- EXERCISE TASK
List all lines of the data that include the string "matplotlib".
===== DATASET EXTRACT =====
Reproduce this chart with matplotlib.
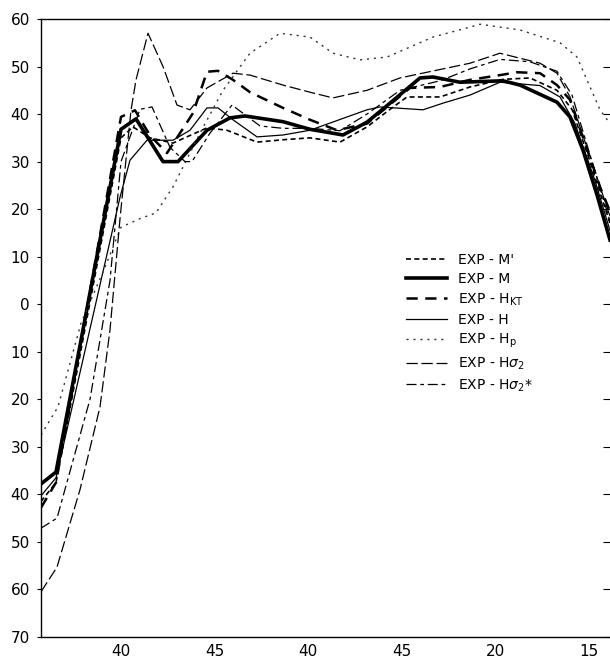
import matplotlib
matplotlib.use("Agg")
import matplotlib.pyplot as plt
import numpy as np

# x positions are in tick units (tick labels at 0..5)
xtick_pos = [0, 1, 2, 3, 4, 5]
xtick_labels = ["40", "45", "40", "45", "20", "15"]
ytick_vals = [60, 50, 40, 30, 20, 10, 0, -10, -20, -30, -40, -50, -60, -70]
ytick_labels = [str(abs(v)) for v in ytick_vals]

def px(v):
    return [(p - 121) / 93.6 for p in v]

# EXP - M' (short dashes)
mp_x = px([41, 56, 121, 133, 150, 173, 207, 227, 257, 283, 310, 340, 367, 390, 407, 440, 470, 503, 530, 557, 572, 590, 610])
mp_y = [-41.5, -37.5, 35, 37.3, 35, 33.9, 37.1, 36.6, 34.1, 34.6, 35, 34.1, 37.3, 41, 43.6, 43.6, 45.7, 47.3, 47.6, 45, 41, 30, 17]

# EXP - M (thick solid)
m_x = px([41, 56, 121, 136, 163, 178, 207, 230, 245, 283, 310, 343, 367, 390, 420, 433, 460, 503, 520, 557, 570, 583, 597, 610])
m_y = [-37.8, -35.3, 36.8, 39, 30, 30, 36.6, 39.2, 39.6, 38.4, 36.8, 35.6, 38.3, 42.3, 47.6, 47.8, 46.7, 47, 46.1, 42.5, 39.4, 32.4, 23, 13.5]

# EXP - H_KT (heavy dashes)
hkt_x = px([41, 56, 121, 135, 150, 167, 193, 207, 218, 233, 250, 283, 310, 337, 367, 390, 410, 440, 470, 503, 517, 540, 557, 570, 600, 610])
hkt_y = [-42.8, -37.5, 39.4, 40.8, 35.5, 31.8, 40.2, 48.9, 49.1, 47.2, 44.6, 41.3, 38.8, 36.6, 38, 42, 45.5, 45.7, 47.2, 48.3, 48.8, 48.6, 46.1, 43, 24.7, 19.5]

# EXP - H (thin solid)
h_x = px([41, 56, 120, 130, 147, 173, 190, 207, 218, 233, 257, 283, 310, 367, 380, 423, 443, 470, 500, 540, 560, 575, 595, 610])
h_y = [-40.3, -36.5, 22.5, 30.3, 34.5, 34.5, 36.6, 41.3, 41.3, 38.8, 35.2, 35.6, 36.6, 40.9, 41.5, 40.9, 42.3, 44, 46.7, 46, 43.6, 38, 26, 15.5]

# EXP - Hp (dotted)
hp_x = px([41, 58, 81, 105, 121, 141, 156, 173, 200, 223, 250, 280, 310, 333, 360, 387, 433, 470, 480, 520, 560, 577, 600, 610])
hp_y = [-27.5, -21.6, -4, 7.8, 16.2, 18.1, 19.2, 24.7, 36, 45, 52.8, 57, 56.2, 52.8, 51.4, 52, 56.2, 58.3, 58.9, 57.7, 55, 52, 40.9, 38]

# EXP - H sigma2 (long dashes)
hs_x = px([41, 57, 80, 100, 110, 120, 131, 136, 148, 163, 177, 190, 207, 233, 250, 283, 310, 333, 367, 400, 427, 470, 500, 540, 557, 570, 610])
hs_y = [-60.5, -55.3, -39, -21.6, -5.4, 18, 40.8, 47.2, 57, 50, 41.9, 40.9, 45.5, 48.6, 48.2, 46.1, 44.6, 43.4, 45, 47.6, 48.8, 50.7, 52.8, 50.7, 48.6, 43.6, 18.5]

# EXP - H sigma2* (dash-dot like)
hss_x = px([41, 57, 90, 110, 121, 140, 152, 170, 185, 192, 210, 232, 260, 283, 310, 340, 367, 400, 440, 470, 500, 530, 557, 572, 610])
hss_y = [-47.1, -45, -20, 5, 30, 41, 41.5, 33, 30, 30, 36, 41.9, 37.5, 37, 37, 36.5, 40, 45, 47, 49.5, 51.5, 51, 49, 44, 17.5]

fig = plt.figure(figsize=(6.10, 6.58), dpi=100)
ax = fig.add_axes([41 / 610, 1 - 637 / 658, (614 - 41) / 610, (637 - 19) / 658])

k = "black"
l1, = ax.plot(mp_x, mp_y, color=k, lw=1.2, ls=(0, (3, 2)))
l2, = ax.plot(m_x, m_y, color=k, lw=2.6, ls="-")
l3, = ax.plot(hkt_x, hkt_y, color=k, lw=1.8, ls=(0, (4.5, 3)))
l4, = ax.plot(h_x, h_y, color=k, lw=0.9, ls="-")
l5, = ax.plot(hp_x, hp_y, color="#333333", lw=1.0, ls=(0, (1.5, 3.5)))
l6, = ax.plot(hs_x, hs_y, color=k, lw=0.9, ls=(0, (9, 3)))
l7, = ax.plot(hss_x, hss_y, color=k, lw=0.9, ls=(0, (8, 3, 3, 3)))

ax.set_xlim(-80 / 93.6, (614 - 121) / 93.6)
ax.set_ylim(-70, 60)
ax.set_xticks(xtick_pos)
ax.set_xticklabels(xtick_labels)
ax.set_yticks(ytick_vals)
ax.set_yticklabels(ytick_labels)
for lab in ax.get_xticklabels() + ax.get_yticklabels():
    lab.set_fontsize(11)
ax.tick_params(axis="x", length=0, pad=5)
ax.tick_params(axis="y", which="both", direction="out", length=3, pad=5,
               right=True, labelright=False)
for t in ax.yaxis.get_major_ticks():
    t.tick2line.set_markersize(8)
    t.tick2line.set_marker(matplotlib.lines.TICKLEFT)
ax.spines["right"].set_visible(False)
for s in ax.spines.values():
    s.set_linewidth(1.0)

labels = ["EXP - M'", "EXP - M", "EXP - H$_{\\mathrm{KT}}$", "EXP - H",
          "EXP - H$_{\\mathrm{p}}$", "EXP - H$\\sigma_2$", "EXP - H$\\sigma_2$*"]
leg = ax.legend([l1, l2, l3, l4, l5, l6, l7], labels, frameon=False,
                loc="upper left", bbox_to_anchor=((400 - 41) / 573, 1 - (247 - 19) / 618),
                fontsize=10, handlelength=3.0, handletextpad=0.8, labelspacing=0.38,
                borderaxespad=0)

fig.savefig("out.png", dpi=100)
=====
- SOLUTION
Reproduce this chart with matplotlib.
import matplotlib
matplotlib.use("Agg")
import matplotlib.pyplot as plt
    t.tick2line.set_marker(matplotlib.lines.TICKLEFT)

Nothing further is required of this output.